>> start Recorded information

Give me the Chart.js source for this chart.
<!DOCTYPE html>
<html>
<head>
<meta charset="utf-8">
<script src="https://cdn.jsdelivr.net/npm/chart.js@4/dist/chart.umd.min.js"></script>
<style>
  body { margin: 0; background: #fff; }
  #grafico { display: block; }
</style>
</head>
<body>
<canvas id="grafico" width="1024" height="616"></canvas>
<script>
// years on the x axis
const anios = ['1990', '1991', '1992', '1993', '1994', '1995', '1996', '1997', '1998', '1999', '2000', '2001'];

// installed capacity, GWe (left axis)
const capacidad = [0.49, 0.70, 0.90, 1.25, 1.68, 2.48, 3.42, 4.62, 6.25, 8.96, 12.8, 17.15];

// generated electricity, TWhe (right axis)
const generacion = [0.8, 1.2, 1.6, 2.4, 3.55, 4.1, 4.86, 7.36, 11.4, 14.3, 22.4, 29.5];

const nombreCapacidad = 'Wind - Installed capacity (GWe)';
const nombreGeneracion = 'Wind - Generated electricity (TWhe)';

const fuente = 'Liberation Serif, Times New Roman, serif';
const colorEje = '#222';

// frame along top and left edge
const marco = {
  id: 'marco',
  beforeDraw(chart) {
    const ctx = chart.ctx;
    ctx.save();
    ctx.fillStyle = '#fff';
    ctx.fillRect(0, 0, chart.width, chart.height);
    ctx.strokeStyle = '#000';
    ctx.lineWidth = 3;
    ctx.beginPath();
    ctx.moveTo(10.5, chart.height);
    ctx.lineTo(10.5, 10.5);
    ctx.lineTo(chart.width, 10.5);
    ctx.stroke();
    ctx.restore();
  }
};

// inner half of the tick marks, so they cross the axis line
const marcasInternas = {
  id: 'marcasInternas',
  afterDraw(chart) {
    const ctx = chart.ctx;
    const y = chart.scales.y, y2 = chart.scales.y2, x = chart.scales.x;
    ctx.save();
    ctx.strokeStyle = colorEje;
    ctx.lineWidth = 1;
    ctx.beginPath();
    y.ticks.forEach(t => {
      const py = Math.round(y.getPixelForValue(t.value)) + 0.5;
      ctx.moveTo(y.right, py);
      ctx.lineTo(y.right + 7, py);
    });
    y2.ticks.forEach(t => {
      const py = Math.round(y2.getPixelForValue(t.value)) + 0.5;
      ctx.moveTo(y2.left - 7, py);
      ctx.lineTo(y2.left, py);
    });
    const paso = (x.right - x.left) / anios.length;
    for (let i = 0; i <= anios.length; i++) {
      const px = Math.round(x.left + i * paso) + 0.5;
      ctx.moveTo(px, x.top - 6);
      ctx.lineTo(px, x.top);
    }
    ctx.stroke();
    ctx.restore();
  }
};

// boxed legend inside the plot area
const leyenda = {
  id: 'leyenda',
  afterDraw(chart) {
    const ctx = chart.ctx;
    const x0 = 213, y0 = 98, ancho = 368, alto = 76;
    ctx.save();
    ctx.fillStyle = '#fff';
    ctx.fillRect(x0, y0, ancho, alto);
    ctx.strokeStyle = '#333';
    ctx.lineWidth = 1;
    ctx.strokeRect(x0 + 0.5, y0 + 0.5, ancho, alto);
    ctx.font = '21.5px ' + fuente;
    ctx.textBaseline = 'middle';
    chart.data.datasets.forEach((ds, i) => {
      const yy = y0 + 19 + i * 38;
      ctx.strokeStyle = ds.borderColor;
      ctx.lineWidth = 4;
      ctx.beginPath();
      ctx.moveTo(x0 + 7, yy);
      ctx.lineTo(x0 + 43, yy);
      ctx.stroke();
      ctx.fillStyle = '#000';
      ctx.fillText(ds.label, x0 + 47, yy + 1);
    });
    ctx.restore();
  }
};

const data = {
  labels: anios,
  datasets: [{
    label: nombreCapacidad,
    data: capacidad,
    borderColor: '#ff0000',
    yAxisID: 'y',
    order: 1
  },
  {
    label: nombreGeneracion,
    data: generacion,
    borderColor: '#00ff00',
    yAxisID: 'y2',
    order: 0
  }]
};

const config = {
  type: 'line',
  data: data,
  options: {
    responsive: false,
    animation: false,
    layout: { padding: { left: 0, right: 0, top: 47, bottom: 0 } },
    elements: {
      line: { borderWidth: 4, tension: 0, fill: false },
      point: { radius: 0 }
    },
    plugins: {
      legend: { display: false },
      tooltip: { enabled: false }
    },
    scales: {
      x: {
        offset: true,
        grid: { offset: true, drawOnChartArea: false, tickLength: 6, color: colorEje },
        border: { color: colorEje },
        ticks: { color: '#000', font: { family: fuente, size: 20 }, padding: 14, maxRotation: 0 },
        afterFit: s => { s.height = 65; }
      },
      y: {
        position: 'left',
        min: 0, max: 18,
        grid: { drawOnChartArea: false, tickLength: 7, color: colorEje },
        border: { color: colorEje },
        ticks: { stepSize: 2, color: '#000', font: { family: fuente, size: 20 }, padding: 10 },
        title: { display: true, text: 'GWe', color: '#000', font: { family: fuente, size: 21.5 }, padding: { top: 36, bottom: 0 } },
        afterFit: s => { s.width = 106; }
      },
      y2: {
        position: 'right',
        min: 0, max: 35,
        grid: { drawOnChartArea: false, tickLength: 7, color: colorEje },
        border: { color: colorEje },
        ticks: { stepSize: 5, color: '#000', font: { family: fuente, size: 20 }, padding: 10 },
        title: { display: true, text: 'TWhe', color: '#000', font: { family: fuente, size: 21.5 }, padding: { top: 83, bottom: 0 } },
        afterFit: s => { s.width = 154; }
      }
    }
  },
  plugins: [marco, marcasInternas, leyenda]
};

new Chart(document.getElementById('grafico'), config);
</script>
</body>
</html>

>> end Recorded information

_Task to complete:_
Word for word, reproduce the listing above from its start up to and including the line that has "const colorEje = '#222';". Give only those lines.

_Task answer:_
Give me the Chart.js source for this chart.
<!DOCTYPE html>
<html>
<head>
<meta charset="utf-8">
<script src="https://cdn.jsdelivr.net/npm/chart.js@4/dist/chart.umd.min.js"></script>
<style>
  body { margin: 0; background: #fff; }
  #grafico { display: block; }
</style>
</head>
<body>
<canvas id="grafico" width="1024" height="616"></canvas>
<script>
// years on the x axis
const anios = ['1990', '1991', '1992', '1993', '1994', '1995', '1996', '1997', '1998', '1999', '2000', '2001'];

// installed capacity, GWe (left axis)
const capacidad = [0.49, 0.70, 0.90, 1.25, 1.68, 2.48, 3.42, 4.62, 6.25, 8.96, 12.8, 17.15];

// generated electricity, TWhe (right axis)
const generacion = [0.8, 1.2, 1.6, 2.4, 3.55, 4.1, 4.86, 7.36, 11.4, 14.3, 22.4, 29.5];

const nombreCapacidad = 'Wind - Installed capacity (GWe)';
const nombreGeneracion = 'Wind - Generated electricity (TWhe)';

const fuente = 'Liberation Serif, Times New Roman, serif';
const colorEje = '#222';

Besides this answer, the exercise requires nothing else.